#### Instructions to follow:
Restate the whole listing exactly.

#### Supplied information:

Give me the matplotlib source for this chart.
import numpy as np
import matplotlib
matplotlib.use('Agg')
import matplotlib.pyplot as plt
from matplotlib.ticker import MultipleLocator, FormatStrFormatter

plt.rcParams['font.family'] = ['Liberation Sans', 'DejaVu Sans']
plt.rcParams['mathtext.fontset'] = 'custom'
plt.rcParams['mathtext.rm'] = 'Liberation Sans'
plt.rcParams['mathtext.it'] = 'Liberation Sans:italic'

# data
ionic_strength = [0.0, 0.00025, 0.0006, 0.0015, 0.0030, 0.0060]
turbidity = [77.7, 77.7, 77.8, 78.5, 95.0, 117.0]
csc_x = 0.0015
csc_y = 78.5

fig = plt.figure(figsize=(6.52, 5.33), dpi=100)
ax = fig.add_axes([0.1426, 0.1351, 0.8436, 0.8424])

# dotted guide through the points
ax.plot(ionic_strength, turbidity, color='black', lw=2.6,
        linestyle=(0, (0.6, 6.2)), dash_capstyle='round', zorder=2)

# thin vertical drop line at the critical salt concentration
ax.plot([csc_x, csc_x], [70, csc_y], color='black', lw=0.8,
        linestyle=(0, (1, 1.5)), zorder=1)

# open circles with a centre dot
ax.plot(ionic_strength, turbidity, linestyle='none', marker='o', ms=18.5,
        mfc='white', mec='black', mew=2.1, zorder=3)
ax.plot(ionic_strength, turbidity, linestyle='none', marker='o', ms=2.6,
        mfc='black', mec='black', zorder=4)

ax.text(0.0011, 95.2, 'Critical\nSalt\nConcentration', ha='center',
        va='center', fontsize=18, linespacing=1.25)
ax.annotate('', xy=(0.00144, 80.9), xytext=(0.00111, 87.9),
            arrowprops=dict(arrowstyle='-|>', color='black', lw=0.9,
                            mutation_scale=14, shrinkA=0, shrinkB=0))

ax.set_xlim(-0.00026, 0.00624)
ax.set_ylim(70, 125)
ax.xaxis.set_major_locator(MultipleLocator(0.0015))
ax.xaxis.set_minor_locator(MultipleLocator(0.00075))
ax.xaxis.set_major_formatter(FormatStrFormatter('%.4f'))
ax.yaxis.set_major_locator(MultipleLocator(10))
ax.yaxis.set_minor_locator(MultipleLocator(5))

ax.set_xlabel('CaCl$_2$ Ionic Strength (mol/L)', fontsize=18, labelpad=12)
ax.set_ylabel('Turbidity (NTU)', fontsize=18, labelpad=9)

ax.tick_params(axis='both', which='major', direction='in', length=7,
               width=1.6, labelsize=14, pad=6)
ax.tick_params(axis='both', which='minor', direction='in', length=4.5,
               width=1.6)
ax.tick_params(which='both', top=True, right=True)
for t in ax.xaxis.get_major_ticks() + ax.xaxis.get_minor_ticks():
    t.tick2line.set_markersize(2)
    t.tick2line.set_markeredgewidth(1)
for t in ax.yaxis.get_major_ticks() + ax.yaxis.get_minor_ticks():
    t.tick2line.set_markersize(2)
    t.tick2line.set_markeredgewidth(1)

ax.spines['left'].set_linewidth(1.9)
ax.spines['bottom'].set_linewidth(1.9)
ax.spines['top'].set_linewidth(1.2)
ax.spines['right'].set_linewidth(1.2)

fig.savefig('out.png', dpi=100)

#### Task solution:
Give me the matplotlib source for this chart.
import numpy as np
import matplotlib
matplotlib.use('Agg')
import matplotlib.pyplot as plt
from matplotlib.ticker import MultipleLocator, FormatStrFormatter

plt.rcParams['font.family'] = ['Liberation Sans', 'DejaVu Sans']
plt.rcParams['mathtext.fontset'] = 'custom'
plt.rcParams['mathtext.rm'] = 'Liberation Sans'
plt.rcParams['mathtext.it'] = 'Liberation Sans:italic'

# data
ionic_strength = [0.0, 0.00025, 0.0006, 0.0015, 0.0030, 0.0060]
turbidity = [77.7, 77.7, 77.8, 78.5, 95.0, 117.0]
csc_x = 0.0015
csc_y = 78.5

fig = plt.figure(figsize=(6.52, 5.33), dpi=100)
ax = fig.add_axes([0.1426, 0.1351, 0.8436, 0.8424])

# dotted guide through the points
ax.plot(ionic_strength, turbidity, color='black', lw=2.6,
        linestyle=(0, (0.6, 6.2)), dash_capstyle='round', zorder=2)

# thin vertical drop line at the critical salt concentration
ax.plot([csc_x, csc_x], [70, csc_y], color='black', lw=0.8,
        linestyle=(0, (1, 1.5)), zorder=1)

# open circles with a centre dot
ax.plot(ionic_strength, turbidity, linestyle='none', marker='o', ms=18.5,
        mfc='white', mec='black', mew=2.1, zorder=3)
ax.plot(ionic_strength, turbidity, linestyle='none', marker='o', ms=2.6,
        mfc='black', mec='black', zorder=4)

ax.text(0.0011, 95.2, 'Critical\nSalt\nConcentration', ha='center',
        va='center', fontsize=18, linespacing=1.25)
ax.annotate('', xy=(0.00144, 80.9), xytext=(0.00111, 87.9),
            arrowprops=dict(arrowstyle='-|>', color='black', lw=0.9,
                            mutation_scale=14, shrinkA=0, shrinkB=0))

ax.set_xlim(-0.00026, 0.00624)
ax.set_ylim(70, 125)
ax.xaxis.set_major_locator(MultipleLocator(0.0015))
ax.xaxis.set_minor_locator(MultipleLocator(0.00075))
ax.xaxis.set_major_formatter(FormatStrFormatter('%.4f'))
ax.yaxis.set_major_locator(MultipleLocator(10))
ax.yaxis.set_minor_locator(MultipleLocator(5))

ax.set_xlabel('CaCl$_2$ Ionic Strength (mol/L)', fontsize=18, labelpad=12)
ax.set_ylabel('Turbidity (NTU)', fontsize=18, labelpad=9)

ax.tick_params(axis='both', which='major', direction='in', length=7,
               width=1.6, labelsize=14, pad=6)
ax.tick_params(axis='both', which='minor', direction='in', length=4.5,
               width=1.6)
ax.tick_params(which='both', top=True, right=True)
for t in ax.xaxis.get_major_ticks() + ax.xaxis.get_minor_ticks():
    t.tick2line.set_markersize(2)
    t.tick2line.set_markeredgewidth(1)
for t in ax.yaxis.get_major_ticks() + ax.yaxis.get_minor_ticks():
    t.tick2line.set_markersize(2)
    t.tick2line.set_markeredgewidth(1)

ax.spines['left'].set_linewidth(1.9)
ax.spines['bottom'].set_linewidth(1.9)
ax.spines['top'].set_linewidth(1.2)
ax.spines['right'].set_linewidth(1.2)

fig.savefig('out.png', dpi=100)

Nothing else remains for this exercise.